→ Goal of the exercise
Pictures excluded, return the lines below from the first through the line holding "158, 417, 905];".

→ Material supplied
-.-.-

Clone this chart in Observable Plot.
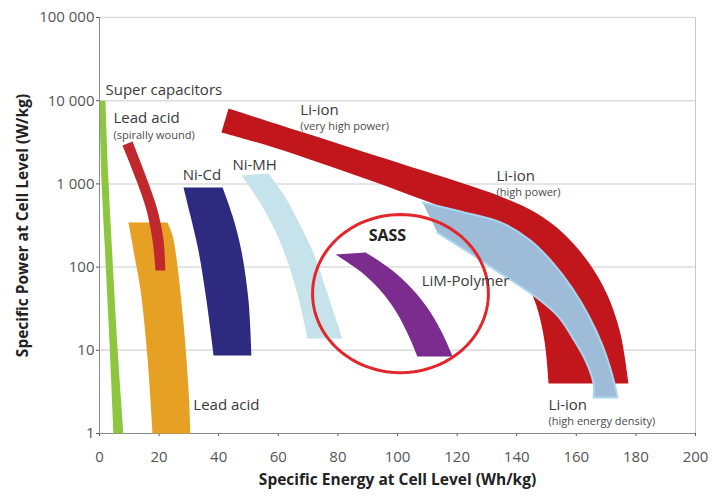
<!DOCTYPE html>
<html><head><meta charset="utf-8">
<script src="https://cdn.jsdelivr.net/npm/d3@7"></script>
<script src="https://cdn.jsdelivr.net/npm/@observablehq/plot@0.6"></script>
<style>body{margin:0;background:#fff;}</style>
</head><body><div id="chart"></div>
<script>
// Axis ticks
const xTicks = [0, 20, 40, 60, 80, 100, 120, 140, 160, 180, 200];
const yTicks = [1, 10, 100, 1000, 10000, 100000];
const yTickLabels = ["1", "10", "100", "1 000", "10 000", "100 000"];

// Band outlines: specific energy (Wh/kg) and specific power (W/kg).
// First half = one edge from the top down, second half = other edge from the bottom up.
const superCapEnergy = [0, 0.67, 2.0, 3.4, 4.7, 8.05, 6.0, 4.4, 3.0, 2.0];
const superCapPower  = [10000, 1099, 120, 11.4, 1, 1, 11.4, 120, 1099, 10000];

const leadAcidEnergy = [9.7, 10.7, 11.7, 13.8, 16.1, 17.8, 30.5, 29.9, 28.2, 25.8, 24.5, 22.8];
const leadAcidPower  = [344, 221, 138, 52.3, 8.2, 1, 1, 3.29, 21.0, 130, 240, 344];

const leadSpiralEnergy = [7.7, 12.4, 15.8, 17.8, 18.8, 22.1, 21.5, 19.5, 16.1, 11.1];
const leadSpiralPower  = [2894, 1099, 479, 209, 91, 91, 209, 479, 1099, 3234];

const niCdEnergy = [28.2, 30.5, 33.2, 35.9, 38.3, 51.0, 50.0, 47.6, 44.6, 41.3];
const niCdPower  = [905, 417, 158, 39.7, 8.66, 8.66, 39.7, 158, 417, 905];

const niMhEnergy = [47.7, 53.0, 58.1, 62.4, 66.4, 69.8, 81.5, 76.5, 72.1, 67.4, 62.4, 56.7];
const niMhPower  = [1262, 668, 316, 138, 48.2, 13.9, 13.9, 48.2, 138, 316, 687, 1334];

const limPolyEnergy = [79.2, 87.6, 94.3, 99.7, 103.7, 106.7, 118.5, 115.4, 111.1, 105.4, 98.3, 89.3];
const limPolyPower  = [142, 88.5, 52.3, 28.5, 15.1, 8.42, 8.42, 15.1, 28.5, 52.3, 91, 150];

const liIonPowerEnergy = [43.3, 67.4, 101.0, 121.1, 134.6, 146.3, 155.7, 164.1, 170.5, 174.8, 177.5,
                          150.7, 149.3, 146.6, 142.6, 136.2, 127.9, 121.1, 101.0, 77.5, 57.4, 40.9];
const liIonPowerPower  = [8054, 4264, 1759, 1040, 706, 453, 254, 114, 45.6, 15.9, 3.99,
                          3.99, 13.1, 34.5, 72.9, 150, 275, 417, 811, 1619, 2816, 4150];

const liIonDensityEnergy = [108.4, 121.1, 134.6, 144.6, 152.0, 158.7, 164.1, 168.8, 172.1, 173.8,
                            165.8, 165.8, 163.1, 158.7, 154.0, 148.0, 141.9, 134.6, 124.5, 113.4];
const liIonDensityPower  = [598, 466, 344, 209, 114, 55.3, 26.2, 11.4, 4.98, 2.71,
                            2.71, 3.99, 7.54, 14.3, 25.5, 39.7, 56.9, 84, 146, 260];

// Labels
const mainLabels = ["Super capacitors", "Lead acid", "Ni-Cd", "Ni-MH", "Li-ion", "Li-ion", "LiM-Polymer", "Lead acid", "Li-ion"];
const mainLabelEnergy = [2.0, 4.7, 27.9, 44.6, 67.4, 133.2, 108.1, 31.5, 150.7];
const mainLabelPower  = [13270, 6110, 1262, 1664, 7625, 1228, 67.1, 2.17, 2.17];

const subLabels = ["(spirally wound)", "(very high power)", "(high power)", "(high energy density)"];
const subLabelEnergy = [4.7, 67.4, 133.2, 150.7];
const subLabelPower  = [3818, 4898, 780, 1.39];

const highlightLabel = ["SASS"];
const highlightEnergy = [96.6];
const highlightPower = [240];

// Highlight ellipse: centre (Wh/kg, W/kg) and radii (Wh/kg, decades)
const ellipseCenter = [101, 48];
const ellipseRadii = [29.5, 0.95];

// Build a closed outline; the two bottom corners are doubled so the spline keeps them sharp
function outline(E, P) {
  const pts = E.map((e, i) => ({e, p: P[i]}));
  const h = pts.length / 2;
  return [...pts.slice(0, h), pts[h - 1], pts[h], ...pts.slice(h)];
}
const band = (E, P, color, extra = {}) =>
  Plot.line(outline(E, P), {x: "e", y: "p", fill: color, stroke: "none", curve: "catmull-rom", ...extra});

const ellipsePts = d3.range(0, 361, 3).map(a => {
  const t = a * Math.PI / 180;
  return {e: ellipseCenter[0] + ellipseRadii[0] * Math.cos(t),
          p: ellipseCenter[1] * Math.pow(10, ellipseRadii[1] * Math.sin(t))};
});

const labelData = (T, E, P) => T.map((t, i) => ({t, e: E[i], p: P[i]}));

const chart = Plot.plot({
  width: 721,
  height: 497,
  marginLeft: 99,
  marginRight: 26,
  marginTop: 17,
  marginBottom: 64,
  style: {fontFamily: "'Open Sans', sans-serif", fontSize: "15px", color: "#555", background: "#fff"},
  x: {domain: [0, 200], ticks: xTicks, tickSize: 3, tickPadding: 15, label: null},
  y: {type: "log", domain: [1, 100000], ticks: yTicks, tickSize: 3, tickPadding: 2, label: null,
      tickFormat: d => yTickLabels[yTicks.indexOf(d)]},
  marks: [
    Plot.ruleY(yTicks.slice(1), {stroke: "#dcdcdc", strokeWidth: 1.5}),
    Plot.ruleX([200], {stroke: "#c8c8c8"}),
    Plot.ruleX([0], {stroke: "#8a8a8a"}),
    Plot.ruleY([1], {stroke: "#8a8a8a"}),
    band(superCapEnergy, superCapPower, "#8dc63f"),
    band(leadAcidEnergy, leadAcidPower, "#e6a024"),
    band(leadSpiralEnergy, leadSpiralPower, "#c0282d"),
    band(niCdEnergy, niCdPower, "#2d2a7f"),
    band(niMhEnergy, niMhPower, "#c6e2ea"),
    band(limPolyEnergy, limPolyPower, "#7c2b8e"),
    band(liIonPowerEnergy, liIonPowerPower, "#c1161c"),
    band(liIonDensityEnergy, liIonDensityPower, "#9ebcd7", {stroke: "#a8d6f0", strokeWidth: 2}),
    Plot.line(ellipsePts, {x: "e", y: "p", stroke: "#e3262b", strokeWidth: 3, curve: "linear"}),
    Plot.text(labelData(mainLabels, mainLabelEnergy, mainLabelPower), {x: "e", y: "p", text: "t", textAnchor: "start", lineAnchor: "middle", fontSize: 15, fill: "#3a3a3a"}),
    Plot.text(labelData(subLabels, subLabelEnergy, subLabelPower), {x: "e", y: "p", text: "t", textAnchor: "start", lineAnchor: "middle", fontSize: 11, fill: "#4a4a4a"}),
    Plot.text(labelData(highlightLabel, highlightEnergy, highlightPower), {x: "e", y: "p", text: "t", textAnchor: "middle", lineAnchor: "middle", fontSize: 16, fontWeight: "bold", fill: "#222"}),
    Plot.text(["Specific Energy at Cell Level (Wh/kg)"], {frameAnchor: "bottom", textAnchor: "middle", dy: 47, lineAnchor: "middle", fontSize: 15.5, fontWeight: "bold", fill: "#222"}),
    Plot.text(["Specific Power at Cell Level (W/kg)"], {frameAnchor: "left", textAnchor: "middle", dx: -76, rotate: -90, lineAnchor: "middle", fontSize: 15.5, fontWeight: "bold", fill: "#222"})
  ]
});
document.getElementById("chart").appendChild(chart);
</script>
</body></html>
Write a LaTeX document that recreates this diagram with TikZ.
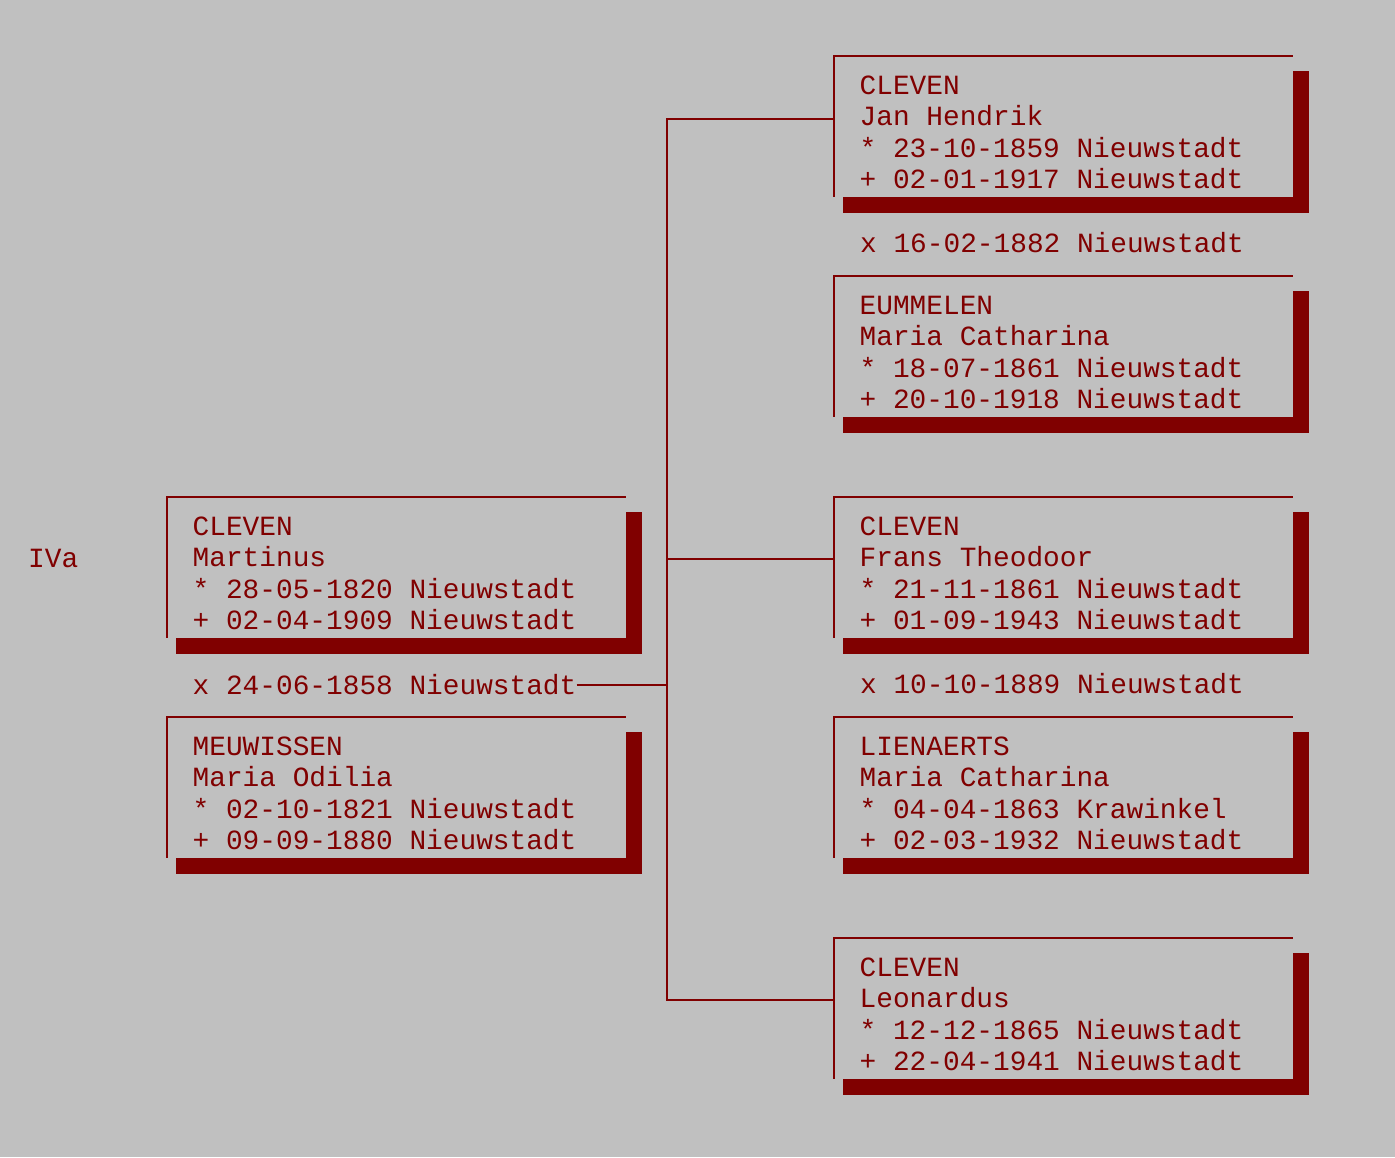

-.-.-

→ Reply to the task
Clone this chart in Observable Plot.
<!DOCTYPE html>
<html><head><meta charset="utf-8">
<script src="https://cdn.jsdelivr.net/npm/d3@7"></script>
<script src="https://cdn.jsdelivr.net/npm/@observablehq/plot@0.6"></script>
<style>body{margin:0;background:#fff;}</style>
</head><body><div id="chart"></div>
<script>
// Axis ticks
const xTicks = [0, 20, 40, 60, 80, 100, 120, 140, 160, 180, 200];
const yTicks = [1, 10, 100, 1000, 10000, 100000];
const yTickLabels = ["1", "10", "100", "1 000", "10 000", "100 000"];

// Band outlines: specific energy (Wh/kg) and specific power (W/kg).
// First half = one edge from the top down, second half = other edge from the bottom up.
const superCapEnergy = [0, 0.67, 2.0, 3.4, 4.7, 8.05, 6.0, 4.4, 3.0, 2.0];
const superCapPower  = [10000, 1099, 120, 11.4, 1, 1, 11.4, 120, 1099, 10000];

const leadAcidEnergy = [9.7, 10.7, 11.7, 13.8, 16.1, 17.8, 30.5, 29.9, 28.2, 25.8, 24.5, 22.8];
const leadAcidPower  = [344, 221, 138, 52.3, 8.2, 1, 1, 3.29, 21.0, 130, 240, 344];

const leadSpiralEnergy = [7.7, 12.4, 15.8, 17.8, 18.8, 22.1, 21.5, 19.5, 16.1, 11.1];
const leadSpiralPower  = [2894, 1099, 479, 209, 91, 91, 209, 479, 1099, 3234];

const niCdEnergy = [28.2, 30.5, 33.2, 35.9, 38.3, 51.0, 50.0, 47.6, 44.6, 41.3];
const niCdPower  = [905, 417, 158, 39.7, 8.66, 8.66, 39.7, 158, 417, 905];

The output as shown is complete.